Only for zero-length messages. Of course, his interface only
allows for message lengths which are a multiple of 32 bits, so
this might be OK.

And how does the endian-ness make a difference. I implemented
MD5 on a Sparc (big-endian) -- I've since compiled the code on a
Linux based PC (little-endian), and it works perfectly well. Is
there something fundamentally different between MD5 and SHA-1
which means that SHA-1 is endian dependant? They look very
similar in priciples to me.

--
James Kanze GABI Software
Conseils en informatique orient?e objet/
Beratung in objektorientierter Datenverarbeitung
9 place S?mard, 78210 St.-Cyr-l'?cole, France, +33 (0)1 30 23 00 34


[ See http://www.gotw.ca/resources/clcm.htm for info about ]
[ comp.lang.c++.moderated. First time posters: Do this! ]

From: kanze on
Le Chaud Lapin wrote:
> gkoreman(a)gmail.com wrote:
> > I am trying to implement SHA1 based on the pseudo-code on Wikipedia.
> > // Pre-processing:
> > // 1. append a single "1" bit to message
> > // 2. append "0" bits until message length = 490 = -32
> > (mod 512)
> > // 3. append length of message (before pre-processing),
> > in bits as 32-bit big-endian integer to message

> You are not allowed to change the size of the 64-bit appendage
> or any other part of the alogrithm. The specification calls
> for padding until the length is congruent to 448 mod 512. It
> looks as if this is the source of your incorrect digest.

> >From Specification:

> "append a single "1" bit to message append "0" bits until
> message length = 448 = -64 (mod 512) append length of message
> (before pre-processing), in bits as 64-bit big-endian integer
> to message"

> > word32 messageLength = message.size() * 32;
> >
> > // Step 1
> > word32 padding = 0x8000000; // 1000 0000 0000 0000
> > message.push_back(padding);

> Are you sure you are on a big-endian machine? I tested your
> code and it seems that youre machine is little endian.

That shouldn't make a difference, if you've implemnented the
code correctly.

> In any case, again, you have to be fastidious in watching the
> spec in this section. In general, you cannot slap on an
> entire 64-bit chunk onto the message. For example, if the
> message is 440 bits long, you're only allowed to add 1 byte
> for padding: the bit-pattern of a 1 followed by 7 zeros. This
> will bring you to congruency mod 448, at which point you can
> tack on the 64-bit length to get to a full 512 bits.

His interface forced the user to provide the 32 bit chunks.

Technically, of course, you might have to pad as little as a
single bit. In practice, you can pad using the same multiple of
bits as the user is required to provide (supposing that is a
power of 2). Of course, for most uses, you'll want to support
at least as small as bytes.

> > // Step 3
> > message.push_back(messageLength);

> You punter. :)

> Technically, you have to be prepared for crunching a digest
> whose size is greater than (2^32).
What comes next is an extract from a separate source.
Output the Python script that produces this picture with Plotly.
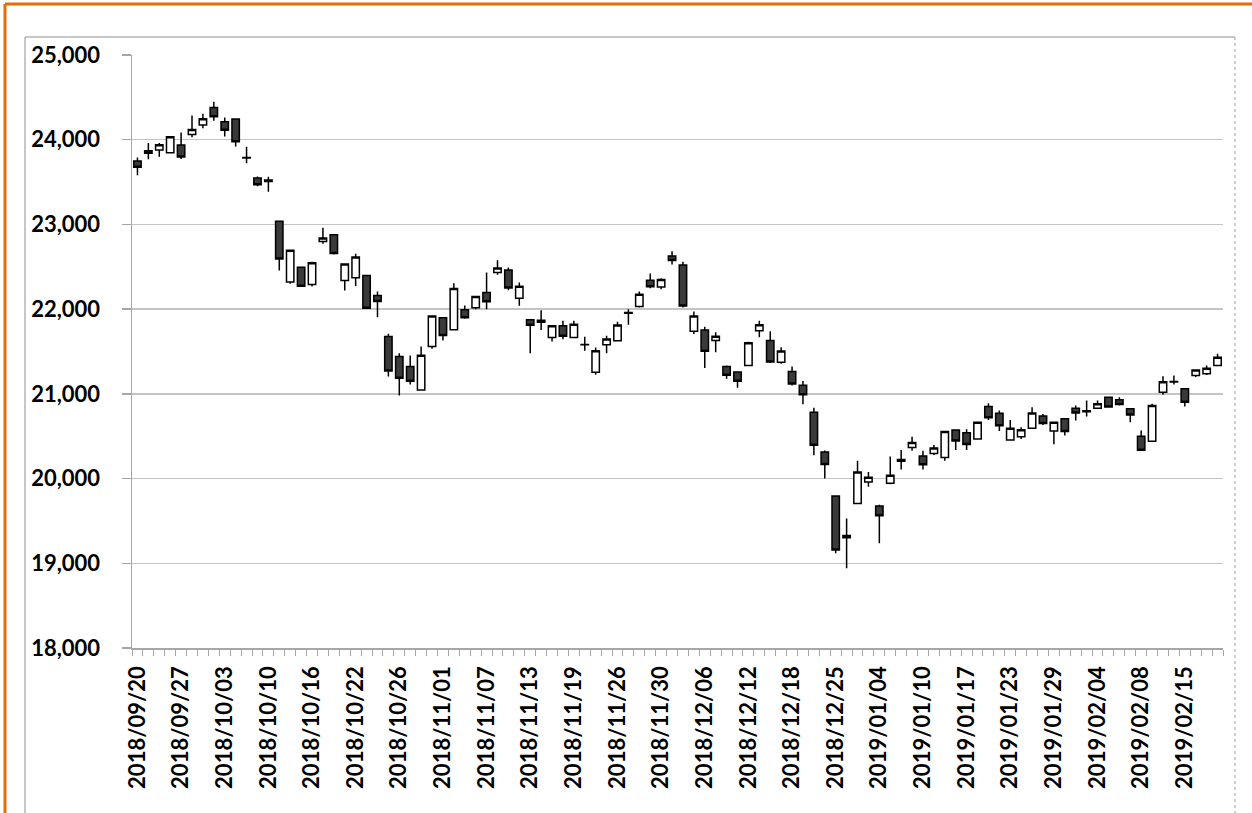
import plotly.graph_objects as go

# Trading days (Nikkei 225 daily candles)
dates = [
    "2018/09/20", "2018/09/21", "2018/09/25", "2018/09/26", "2018/09/27", "2018/09/28",
    "2018/10/01", "2018/10/02", "2018/10/03", "2018/10/04", "2018/10/05", "2018/10/09",
    "2018/10/10", "2018/10/11", "2018/10/12", "2018/10/15", "2018/10/16", "2018/10/17",
    "2018/10/18", "2018/10/19", "2018/10/22", "2018/10/23", "2018/10/24", "2018/10/25",
    "2018/10/26", "2018/10/29", "2018/10/30", "2018/10/31", "2018/11/01", "2018/11/02",
    "2018/11/05", "2018/11/06", "2018/11/07", "2018/11/08", "2018/11/09", "2018/11/12",
    "2018/11/13", "2018/11/14", "2018/11/15", "2018/11/16", "2018/11/19", "2018/11/20",
    "2018/11/21", "2018/11/22", "2018/11/26", "2018/11/27", "2018/11/28", "2018/11/29",
    "2018/11/30", "2018/12/03", "2018/12/04", "2018/12/05", "2018/12/06", "2018/12/07",
    "2018/12/10", "2018/12/11", "2018/12/12", "2018/12/13", "2018/12/14", "2018/12/17",
    "2018/12/18", "2018/12/19", "2018/12/20", "2018/12/21", "2018/12/25", "2018/12/26",
    "2018/12/27", "2018/12/28", "2019/01/04", "2019/01/07", "2019/01/08", "2019/01/09",
    "2019/01/10", "2019/01/11", "2019/01/15", "2019/01/16", "2019/01/17", "2019/01/18",
    "2019/01/21", "2019/01/22", "2019/01/23", "2019/01/24", "2019/01/25", "2019/01/28",
    "2019/01/29", "2019/01/30", "2019/01/31", "2019/02/01", "2019/02/04", "2019/02/05",
    "2019/02/06", "2019/02/07", "2019/02/08", "2019/02/12", "2019/02/13", "2019/02/14",
    "2019/02/15", "2019/02/18", "2019/02/19", "2019/02/20",
]

opens = [
    23750, 23840, 23880, 23845, 23937, 24063, 24173, 24381, 24212, 24244,
    23790, 23548, 23525, 23037, 22319, 22495, 22291, 22799, 22878, 22339,
    22370, 22398, 22161, 21677, 21441, 21323, 21047, 21559, 21898, 21756,
    21992, 22016, 22196, 22432, 22463, 22130, 21874, 21870, 21666, 21804,
    21666, 21580, 21254, 21580, 21627, 21960, 22031, 22342, 22262, 22626,
    22520, 21738, 21754, 21629, 21324, 21257, 21335, 21746, 21629, 21374,
    21265, 21101, 20784, 20314, 19793, 19302, 19706, 19961, 19675, 19945,
    20224, 20366, 20265, 20297, 20250, 20573, 20542, 20467, 20850, 20771,
    20455, 20494, 20593, 20739, 20562, 20705, 20831, 20800, 20831, 20961,
    20929, 20823, 20501, 20442, 21019, 21145, 21059, 21216, 21236, 21334,
]

highs = [
    23790, 23960, 23960, 24040, 24086, 24286, 24306, 24448, 24263, 24250,
    23917, 23565, 23564, 23040, 22700, 22500, 22560, 22961, 22885, 22543,
    22654, 22400, 22209, 21709, 21480, 21453, 21559, 21925, 21900, 22307,
    22043, 22150, 22432, 22577, 22491, 22314, 21880, 21988, 21810, 21863,
    21863, 21674, 21548, 21686, 21851, 22000, 22208, 22420, 22365, 22684,
    22559, 21973, 21793, 21726, 21335, 21265, 21615, 21863, 21738, 21550,
    21324, 21152, 20835, 20330, 19800, 19530, 20211, 20079, 19690, 20260,
    20336, 20494, 20329, 20396, 20565, 20580, 20581, 20675, 20889, 20803,
    20692, 20605, 20842, 20763, 20672, 20710, 20862, 20921, 20921, 20965,
    20961, 20830, 20568, 20882, 21208, 21216, 21065, 21290, 21334, 21472,
]

lows = [
    23580, 23770, 23800, 23840, 23772, 24030, 24134, 24224, 24039, 23921,
    23721, 23450, 23387, 22456, 22300, 22267, 22268, 22772, 22646, 22220,
    22272, 22004, 21905, 21205, 20980, 21110, 21040, 21531, 21630, 21750,
    21886, 22000, 22000, 22405, 22224, 22039, 21478, 21753, 21619, 21646,
    21660, 21509, 21226, 21478, 21620, 21815, 22020, 22247, 22235, 22528,
    22020, 21707, 21304, 21492, 21179, 21073, 21330, 21668, 21363, 21355,
    21100, 20878, 20275, 20000, 19118, 18942, 19700, 19902, 19236, 19934,
    20107, 20329, 20107, 20277, 20210, 20336, 20336, 20460, 20692, 20562,
    20450, 20467, 20590, 20633, 20405, 20509, 20686, 20733, 20825, 20840,
    20862, 20666, 20324, 20440, 20988, 21110, 20851, 21200, 21224, 21330,
]

closes = [
    23675, 23870, 23940, 24034, 23797, 24120, 24246, 24271, 24111, 23976,
    23784, 23469, 23506, 22591, 22695, 22271, 22549, 22841, 22658, 22532,
    22615, 22011, 22091, 21269, 21185, 21150, 21457, 21920, 21688, 22244,
    21899, 22148, 22086, 22487, 22250, 22270, 21811, 21846, 21804, 21680,
    21821, 21583, 21508, 21647, 21812, 21952, 22177, 22263, 22351, 22575,
    22036, 21919, 21502, 21679, 21220, 21148, 21603, 21816, 21375, 21507,
    21115, 20988, 20393, 20166, 19156, 19327, 20078, 20015, 19562, 20039,
    20204, 20427, 20164, 20360, 20555, 20443, 20402, 20666, 20719, 20623,
    20594, 20575, 20774, 20649, 20665, 20557, 20773, 20788, 20884, 20844,
    20874, 20751, 20333, 20864, 21144, 21140, 20901, 21282, 21303, 21431,
]

label_step = 4
tick_labels = dates[::label_step]

y_min, y_max, y_step = 18000, 25000, 1000

x = list(range(len(dates)))

fig = go.Figure(
    go.Candlestick(
        x=x,
        open=opens,
        high=highs,
        low=lows,
        close=closes,
        increasing=dict(line=dict(color="black", width=1.5), fillcolor="white"),
        decreasing=dict(line=dict(color="black", width=1.5), fillcolor="#3a3a3a"),
        whiskerwidth=0,
        showlegend=False,
        hoverinfo="skip",
    )
)

axis_grey = "#a6a6a6"
tick_font = dict(family="Lato, Open Sans, sans-serif", size=22, color="black", weight="bold")

fig.update_layout(
    width=1252,
    height=813,
    autosize=False,
    margin=dict(l=132, r=29, t=55, b=165, pad=0),
    paper_bgcolor="white",
    plot_bgcolor="white",
    boxgap=0.32,
    boxgroupgap=0,
    showlegend=False,
    xaxis=dict(
        range=[-0.5, len(dates) - 0.5],
        tickmode="array",
        tickvals=x[::label_step],
        ticktext=tick_labels,
        tickangle=-90,
        ticks="",
        tickfont=tick_font,
        ticklabelstandoff=8,
        showgrid=False,
        zeroline=False,
        showline=True,
        linecolor=axis_grey,
        linewidth=1.5,
        rangeslider=dict(visible=False),
        minor=dict(
            tickmode="linear",
            tick0=-0.5,
            dtick=1,
            ticks="outside",
            ticklen=6,
            tickwidth=1,
            tickcolor=axis_grey,
            showgrid=False,
        ),
        fixedrange=True,
    ),
    yaxis=dict(
        range=[y_min, y_max],
        tickmode="linear",
        tick0=y_min,
        dtick=y_step,
        tickformat=",d",
        ticks="outside",
        ticklen=9,
        tickwidth=1.5,
        tickcolor=axis_grey,
        tickfont=tick_font,
        ticklabelstandoff=17,
        showgrid=True,
        gridcolor="#c4c4c4",
        gridwidth=1.5,
        zeroline=False,
        showline=True,
        linecolor=axis_grey,
        linewidth=1.5,
        fixedrange=True,
    ),
)

# Decorative frames: outer grey chart-area border (open at bottom) and orange page border
plot_w_px = 1252 - 132 - 29
plot_h_px = 813 - 55 - 165


def px_x(px):
    return (px - 132) / plot_w_px


def px_y(py):
    return (813 - 165 - py) / plot_h_px


frame_grey = "#b5b5b5"
fig.add_shape(
    type="line", xref="paper", yref="paper",
    x0=px_x(25), x1=px_x(1235), y0=px_y(37), y1=px_y(37),
    line=dict(color=frame_grey, width=1.5), layer="below",
)
fig.add_shape(
    type="line", xref="paper", yref="paper",
    x0=px_x(25), x1=px_x(25), y0=px_y(37), y1=px_y(813),
    line=dict(color=frame_grey, width=1.5), layer="below",
)
fig.add_shape(
    type="line", xref="paper", yref="paper",
    x0=px_x(1235), x1=px_x(1235), y0=px_y(37), y1=px_y(813),
    line=dict(color="#c0c0c0", width=1.5, dash="dot"), layer="below",
)
fig.add_shape(
    type="line", xref="paper", yref="paper",
    x0=px_x(5), x1=px_x(1252), y0=px_y(4), y1=px_y(4),
    line=dict(color="#e46c0a", width=3),
)
fig.add_shape(
    type="line", xref="paper", yref="paper",
    x0=px_x(5), x1=px_x(5), y0=px_y(4), y1=px_y(813),
    line=dict(color="#e46c0a", width=3),
)

fig.write_html(
    "out.html",
    config={"displayModeBar": False, "staticPlot": True},
    post_script="document.body.style.margin='0';document.body.style.overflow='hidden';",
)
Here you're only taking
> care of lengths up to 2^32.

Depends on the application. My own implementation of MD5 is
limited to the SIZE_T_MAX * 8 bits. Perhaps internally, there
are other limits which means that the messages will be small.

The problem here isn't what he wants to support. The problem is
that the algorithm says that you append 64 bits of size, and he
is only appending 32. So something will be wrong somewhere.

> NOTES:

> 1. You want to be able to minimize required changes to code
> if you suddendly decide to switch to a different hash
> algorithm, say SHA-256.

You want to get the algorithm working first:-).
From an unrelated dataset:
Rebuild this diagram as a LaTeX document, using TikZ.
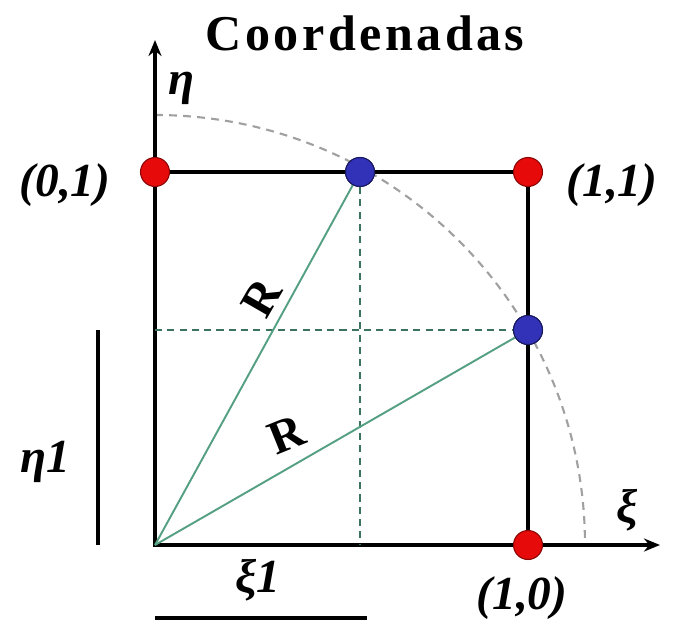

> 2. You want the output of the hashing to be an object itself
> so that you can let it construct, assign it, compare it, store
> it in containers, toss it around, etc., let it destruct.

Maybe. In my case, my MD5 calculator is an accumulator. I
suppose that there is some argument for defining a result type,
but in practice, I've almost always read the results using the
<< operator, e.g.:

file << myText
<< std::accumulate( myText.begin(), myText.end(), MD5() ) ;

Internally, the << operator uses a member function:
template< typename OutIter >
void resultsTo( OutIter dest ) const ;
which I made public, more because there wasn't any reason not
too, and I thought it might be useful to someone.
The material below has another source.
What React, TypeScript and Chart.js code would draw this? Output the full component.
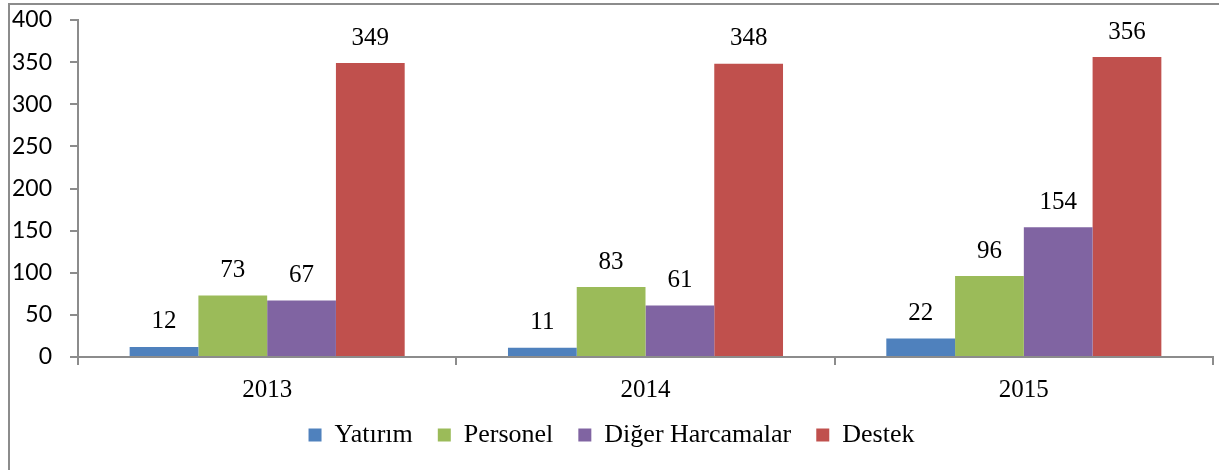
import React, { useEffect, useRef } from "react";
import { Chart, registerables } from "chart.js";

Chart.register(...registerables);

const categories = ["2013", "2014", "2015"];
const yatirim = [12, 11, 22];
const personel = [73, 83, 96];
const digerHarcamalar = [67, 61, 154];
const destek = [349, 348, 356];
const seriesNames = ["Yatırım", "Personel", "Diğer Harcamalar", "Destek"];
const seriesColors = ["#4F81BD", "#9BBB59", "#8064A2", "#C0504D"];
const yTicks = [0, 50, 100, 150, 200, 250, 300, 350, 400];

const SERIF = "'Liberation Serif', 'Times New Roman', serif";
const SANS = "Lato, 'Liberation Sans', sans-serif";
const AXIS = "#8c8c8c";

const valueLabels = {
  id: "valueLabels",
  afterDatasetsDraw(chart: any) {
    const ctx = chart.ctx;
    ctx.save();
    ctx.font = `25px ${SERIF}`;
    ctx.fillStyle = "#000";
    ctx.textAlign = "center";
    ctx.textBaseline = "middle";
    chart.data.datasets.forEach((ds: any, di: number) => {
      const meta = chart.getDatasetMeta(di);
      meta.data.forEach((bar: any, i: number) => {
        ctx.fillText(String(ds.data[i]), bar.x, bar.y - 25);
      });
    });
    ctx.restore();
  },
};

export default function App() {
  const ref = useRef<HTMLCanvasElement | null>(null);
  useEffect(() => {
    if (!ref.current) return;
    const data = [yatirim, personel, digerHarcamalar, destek];
    const chart = new Chart(ref.current, {
      type: "bar",
      data: {
        labels: categories,
        datasets: data.map((d, i) => ({
          label: seriesNames[i],
          data: d,
          backgroundColor: seriesColors[i],
          borderWidth: 0,
          categoryPercentage: 0.727,
          barPercentage: 1,
        })),
      },
      options: {
        animation: false,
        responsive: false,
        maintainAspectRatio: false,
        layout: { padding: { top: 15, right: 6, left: 0, bottom: 12 } },
        plugins: {
          tooltip: { enabled: false },
          legend: {
            position: "bottom",
            labels: {
              boxWidth: 13,
              boxHeight: 13,
              padding: 25,
              color: "#000",
              font: { family: SERIF, size: 26, lineHeight: 1 },
            },
          },
        },
        scales: {
          x: {
            afterFit(scale: any) {
              scale.height = 40;
            },
            grid: {
              display: true,
              drawOnChartArea: false,
              drawTicks: true,
              tickLength: 8,
              color: AXIS,
              lineWidth: 2,
              offset: true,
            },
            border: { display: true, color: AXIS, width: 2 },
            ticks: {
              color: "#000",
              padding: 10,
              font: { family: SERIF, size: 25 },
            },
          },
          y: {
            min: 0,
            max: 400,
            afterBuildTicks(scale: any) {
              scale.ticks = yTicks.map((v) => ({ value: v }));
            },
            afterFit(scale: any) {
              scale.width = 68;
              scale.paddingTop = 0;
              scale.paddingBottom = 0;
            },
            grid: {
              display: true,
              drawOnChartArea: false,
              drawTicks: true,
              tickLength: 8,
              color: AXIS,
              lineWidth: 2,
            },
            border: { display: true, color: AXIS, width: 2 },
            ticks: {
              color: "#000",
              padding: 18,
              font: { family: SANS, size: 23 },
            },
          },
        },
      },
      plugins: [valueLabels],
    });
    return () => chart.destroy();
  }, []);

  return (
    <div
      style={{
        position: "absolute",
        left: 8,
        top: 3,
        width: 1209,
        height: 465,
        borderTop: `2px solid ${AXIS}`,
        borderLeft: `2px solid ${AXIS}`,
        background: "#fff",
      }}
    >
      <canvas ref={ref} width={1209} height={465} style={{ display: "block" }} />
    </div>
  );
}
> 3. Loading a sequence of byes into a vector<> just to hash
> might be too slow.

That's why I used the accumulate interface. The first two
parameters to std::accumulate can be any input iterators or
better.

(Because std::accumulate is designed to make things as slow as
possible, I also offer a member function append, which takes two
input iterators -- although the code currently says FwdIter --
and so avoids all of the copying of the object.)

> 4. You want the hash algorithm itself to be fast.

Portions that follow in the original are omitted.